Feeling no pressure to reflect in a culture in which it is almost impossible to find a single voice raised against the cult of heroes and ‘the fallen,’ Gates belies his love, and proves his sentimentality, when he writes: “Toward the end of my time in office, I could barely speak to them or about them [the troops] without being overcome by emotion.”
This schmaltziness would not be worthy of comment if it were not so dangerous. America’s veneration of its soldiers reflects a deep sickness in the nation’s soul, a falseness so slathered with unassailable righteousness that it warps and corrupts beyond all recognition the very values it supposedly holds so dearly and proudly.
How, someone from another land might ask, has the soldier in America, conscripted by economic desperation, come to be venerated above all other stations and service? The basic reason is that people and politicians have projected onto soldiers what is left of the virtues and values of a once-great nation, virtues and values that have become completely sentimentalized in the vast emptiness at the core of this country.
By imagining we can love warriors while divorcing them from the wars they carry out, immensely destructive governmental policies are conveniently separated from their personal consequences, for the politicians and soldiers alike. Such a schizoid contradiction has given the US government a free hand to remotely and secretively carry out its malevolent policies, while allowing the people to expiate the guilt of sending their sons to be killed and maimed in ancient conflicts made much worse by American intervention.
America’s war in Afghanistan began with wrong premises, while the invasion of Iraq began with outright deception. Both conflicts had their false foundation in America’s image of itself following our Pyrrhic victory in the Cold War. The brief, halcyon decade of ‘sole remaining superpower’ and ‘indispensable nation’ crumbled, literally and metaphorically, with the collapse of the Twin Towers.
Look at what is happening now in Iraq and the Middle East in the aftermath of the irrelevant and criminal US invasion following the terrorist attacks of 9.11. Iraq is descending once again into a slaughterhouse of sectarian bombings, and al-Qaeda is growing in strength, while the region, abetted by a wrongheaded approach and willful neglect of the Syrian crisis by the Obama Administration, is becoming engulfed in Sunni-Shiite madness.
To all this Gates gives the most disingenuous statement by an American political figure in half a century: “We handed the Iraqis a future on a silver platter,” but “Prime Minister Maliki’s antagonism toward Sunnis” caused the re-eruption of sectarian strife and suicide bombings.
The shadow of the US/UK fiasco in Iraq is very long and very dark. It has made humanitarian intervention in Africa and Middle East not merely much more complicated and cumbersome, but virtually impossible. ‘Leading from behind’ in Libya came back to bite Obama in the ass, not just because of the Benghazi blowback, but because preventing Qaddafi from mass murder became a pretext for taking sides in a civil war.
States use terrorism as an excuse, as they always have, to increase their power and centralize their authority. Declaring, as George Bush did (and as Barack Obama has vacillatingly perpetuated) a ‘global war on terror,’ plays into every terrorist’s playbook.
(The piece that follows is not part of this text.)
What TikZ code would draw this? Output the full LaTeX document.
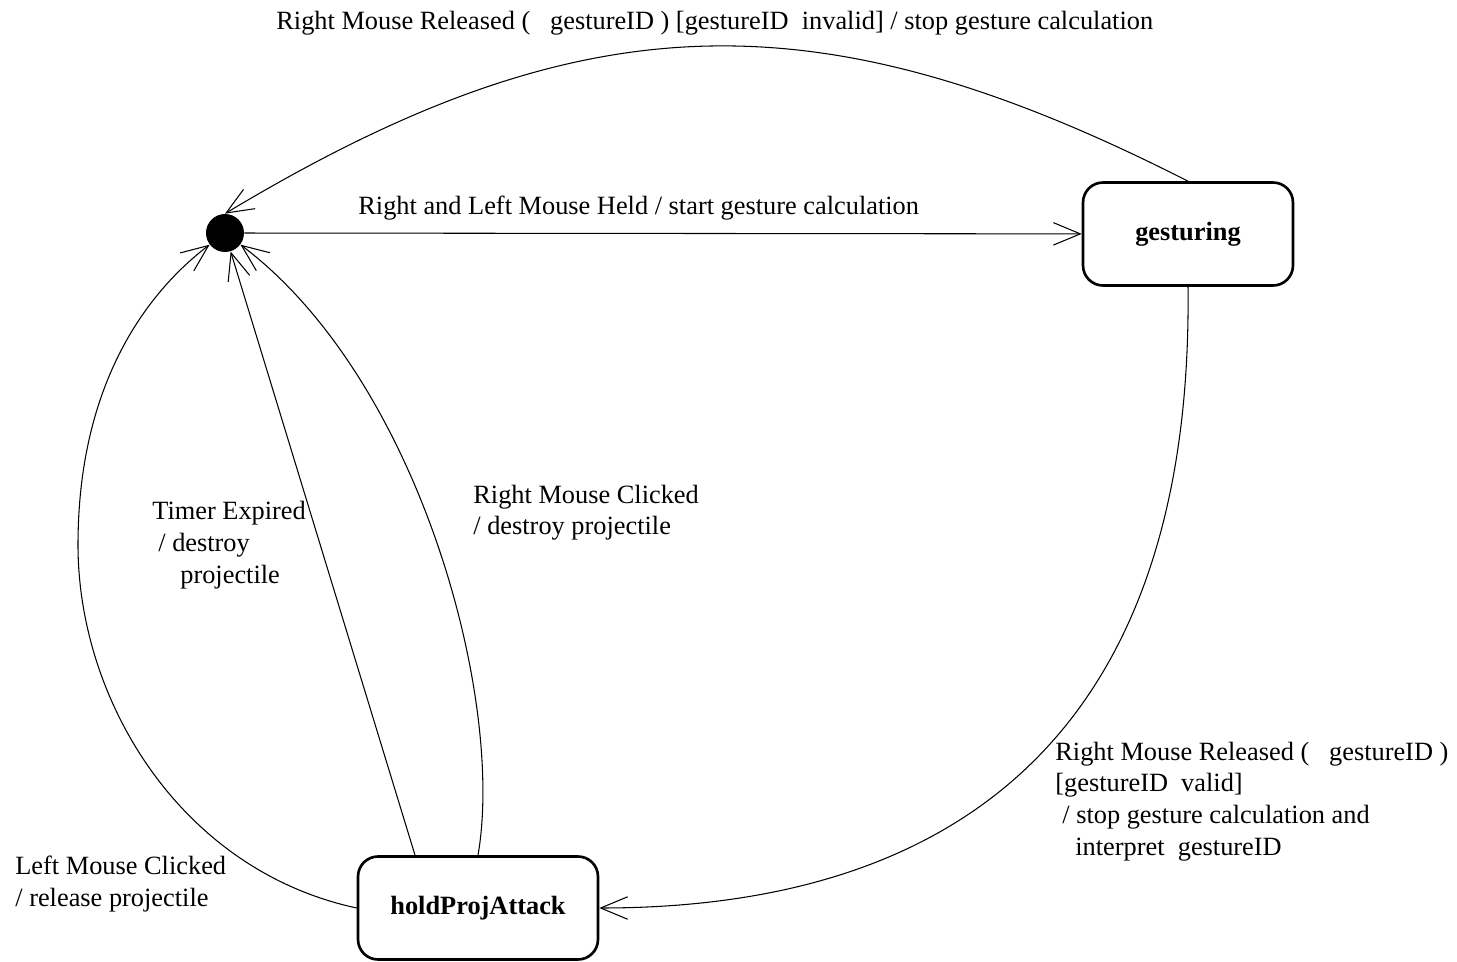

Terrorism is about creating the most fear and reaction with the least resources. When states propagandize the falsehood that the mind-set of war applies to fighting terrorism, they both elevate terrorists and sink to their level.
In a global society, nation-states are no longer the foundation of world order, but the main source of global disorder. The supremacy of the nation-state has to be philosophically and pragmatically superseded, without the creation of a global authority or world state.
Technology and travel have increased the interconnection and communication between peoples to the point where national boundaries are completely secondary. The global nature of the ecological crisis, as well as many other immense challenges facing humanity, require an effective global polity of world citizens.
Sovereignty belongs to humanity now. Though that insight is growing at every level, it has as yet little voice and no manifestation. If the world is not to revert to archaic notions of duty, and fragment into crumbling power blocks rapaciously competing for dwindling resources, our nascent global consciousness has to quicken and take form.